Strong told Xinhua News Agency that the base in Bahrain is Britain's only military base on the east of the Suez Canal and will enhance its military presence in the Gulf region. Britain will dispatch naval vessels including aircraft carrier to that region sooner or later, which was "decided a few years ago when it decided to set up the military base in Bahrain". Under the background of "Brexit", building the new base consists with Britain's principle of diversifying its diplomatic landscape outside the relation with the EU.
Zhao Xiaozhuo, a researcher at the PLA Academy of Military Science, said various parties are making deployments in the Middle East now, including the U.S., Britain and Russia. Britain's permanent military base in Bahrain will in a way contain them and help maintain the status quo in that region.
More symbolic meaning
Andreas Krieg, associate professor at the Defense Studies Department of King's College London, told Xinhua News Agency that under the political background of "Brexit", Britain has to maintain its global influence, especially in regions where it has strategic interests.

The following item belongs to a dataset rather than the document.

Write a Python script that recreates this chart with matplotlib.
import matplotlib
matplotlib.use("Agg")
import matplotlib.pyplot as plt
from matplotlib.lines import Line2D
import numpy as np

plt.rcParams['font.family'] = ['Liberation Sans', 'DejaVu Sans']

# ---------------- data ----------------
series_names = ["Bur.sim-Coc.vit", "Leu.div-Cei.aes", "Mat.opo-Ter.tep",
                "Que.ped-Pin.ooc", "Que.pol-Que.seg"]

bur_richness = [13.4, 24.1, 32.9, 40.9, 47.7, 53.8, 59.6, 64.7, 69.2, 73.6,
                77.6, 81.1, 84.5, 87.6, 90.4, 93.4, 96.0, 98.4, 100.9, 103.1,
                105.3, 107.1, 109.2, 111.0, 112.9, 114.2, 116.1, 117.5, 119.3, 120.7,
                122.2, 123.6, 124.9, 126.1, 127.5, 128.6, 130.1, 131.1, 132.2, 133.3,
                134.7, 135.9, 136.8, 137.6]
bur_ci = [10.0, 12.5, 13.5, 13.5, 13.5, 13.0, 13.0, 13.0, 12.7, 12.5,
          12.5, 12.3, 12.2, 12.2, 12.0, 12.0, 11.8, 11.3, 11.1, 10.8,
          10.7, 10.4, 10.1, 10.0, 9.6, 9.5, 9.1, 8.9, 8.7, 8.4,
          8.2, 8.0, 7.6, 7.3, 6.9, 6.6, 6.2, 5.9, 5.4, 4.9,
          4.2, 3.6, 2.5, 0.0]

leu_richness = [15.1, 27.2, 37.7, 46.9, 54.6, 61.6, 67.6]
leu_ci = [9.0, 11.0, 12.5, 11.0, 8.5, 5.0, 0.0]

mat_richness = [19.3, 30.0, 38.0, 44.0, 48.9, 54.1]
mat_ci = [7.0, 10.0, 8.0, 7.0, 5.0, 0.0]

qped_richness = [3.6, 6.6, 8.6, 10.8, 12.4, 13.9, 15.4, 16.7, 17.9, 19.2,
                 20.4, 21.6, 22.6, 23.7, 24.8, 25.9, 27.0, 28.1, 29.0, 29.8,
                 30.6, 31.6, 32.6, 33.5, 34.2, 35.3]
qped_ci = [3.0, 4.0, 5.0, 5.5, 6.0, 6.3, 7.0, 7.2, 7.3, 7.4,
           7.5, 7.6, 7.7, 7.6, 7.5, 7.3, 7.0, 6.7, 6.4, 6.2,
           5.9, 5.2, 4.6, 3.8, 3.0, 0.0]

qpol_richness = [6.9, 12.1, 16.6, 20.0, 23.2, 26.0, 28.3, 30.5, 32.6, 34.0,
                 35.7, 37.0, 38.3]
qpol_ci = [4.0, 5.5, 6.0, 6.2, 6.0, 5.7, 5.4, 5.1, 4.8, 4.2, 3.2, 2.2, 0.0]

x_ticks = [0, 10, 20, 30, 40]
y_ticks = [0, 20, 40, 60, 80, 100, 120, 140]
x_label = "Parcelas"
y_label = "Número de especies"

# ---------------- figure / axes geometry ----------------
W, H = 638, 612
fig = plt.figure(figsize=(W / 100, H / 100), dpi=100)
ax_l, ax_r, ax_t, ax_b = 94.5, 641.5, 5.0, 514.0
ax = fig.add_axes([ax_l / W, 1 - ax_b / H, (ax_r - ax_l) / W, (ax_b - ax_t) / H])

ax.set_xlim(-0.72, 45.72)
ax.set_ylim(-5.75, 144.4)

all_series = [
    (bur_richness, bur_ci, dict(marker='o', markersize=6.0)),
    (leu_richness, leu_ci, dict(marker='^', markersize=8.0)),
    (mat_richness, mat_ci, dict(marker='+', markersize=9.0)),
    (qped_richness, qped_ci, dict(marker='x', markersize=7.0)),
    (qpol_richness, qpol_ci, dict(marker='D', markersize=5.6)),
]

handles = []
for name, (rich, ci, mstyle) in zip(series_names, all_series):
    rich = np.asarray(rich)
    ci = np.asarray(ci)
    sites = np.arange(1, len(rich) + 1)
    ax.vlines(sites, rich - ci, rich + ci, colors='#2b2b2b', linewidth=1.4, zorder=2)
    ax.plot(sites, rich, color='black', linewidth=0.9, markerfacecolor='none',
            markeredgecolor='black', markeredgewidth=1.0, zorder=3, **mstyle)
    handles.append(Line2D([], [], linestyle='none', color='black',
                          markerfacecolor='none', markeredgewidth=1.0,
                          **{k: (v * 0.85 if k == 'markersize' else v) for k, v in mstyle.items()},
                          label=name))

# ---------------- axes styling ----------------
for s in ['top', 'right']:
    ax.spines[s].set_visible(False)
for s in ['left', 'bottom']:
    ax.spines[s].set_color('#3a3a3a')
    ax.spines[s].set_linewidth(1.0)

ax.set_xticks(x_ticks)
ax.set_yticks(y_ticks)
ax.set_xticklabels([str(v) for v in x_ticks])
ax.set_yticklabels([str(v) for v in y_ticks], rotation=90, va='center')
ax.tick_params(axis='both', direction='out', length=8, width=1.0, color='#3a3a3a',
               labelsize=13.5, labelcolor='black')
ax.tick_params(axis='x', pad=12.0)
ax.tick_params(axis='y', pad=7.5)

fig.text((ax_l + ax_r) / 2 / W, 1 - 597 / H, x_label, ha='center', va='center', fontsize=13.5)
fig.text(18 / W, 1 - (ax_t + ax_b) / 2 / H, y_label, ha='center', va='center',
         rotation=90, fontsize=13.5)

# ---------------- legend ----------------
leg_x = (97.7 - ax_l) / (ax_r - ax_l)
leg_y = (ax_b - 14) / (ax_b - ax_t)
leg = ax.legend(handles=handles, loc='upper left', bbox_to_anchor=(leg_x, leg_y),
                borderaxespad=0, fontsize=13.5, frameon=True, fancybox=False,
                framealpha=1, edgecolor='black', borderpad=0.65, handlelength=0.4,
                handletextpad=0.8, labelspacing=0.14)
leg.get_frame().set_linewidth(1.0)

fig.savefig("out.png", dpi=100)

Krieg held that in comparison to the American military base in Bahrain, the British base is rather small and cannot berth aircraft carrier, and Britain is unable to dominate the Middle Eastern situation. The saying that Britain will "return to east Suez" is an exaggeration because the military base won't give Britain any cross-regional clout, and its influence won't go beyond the Indian Ocean, let alone the Far East.
At present, Britain has more than ten military bases overseas, which is considerably reduced considering that it had over 1,000 bases overseas when WWI ended and more than 70 ones after WWII. This means that the military influence of the "Empire on which the sun never sets" is nothing like what it used to be.
According to Paul Rogers, a famous expert on global security and professor at the Department of Peace Studies of the University of Bradford, although the main task of British troops in the Gulf region is mine sweeping and anti-pirate patrol, the building of the new base will enhance its overseas influence, especially the influence of its navy, but "it has more symbolic meaning".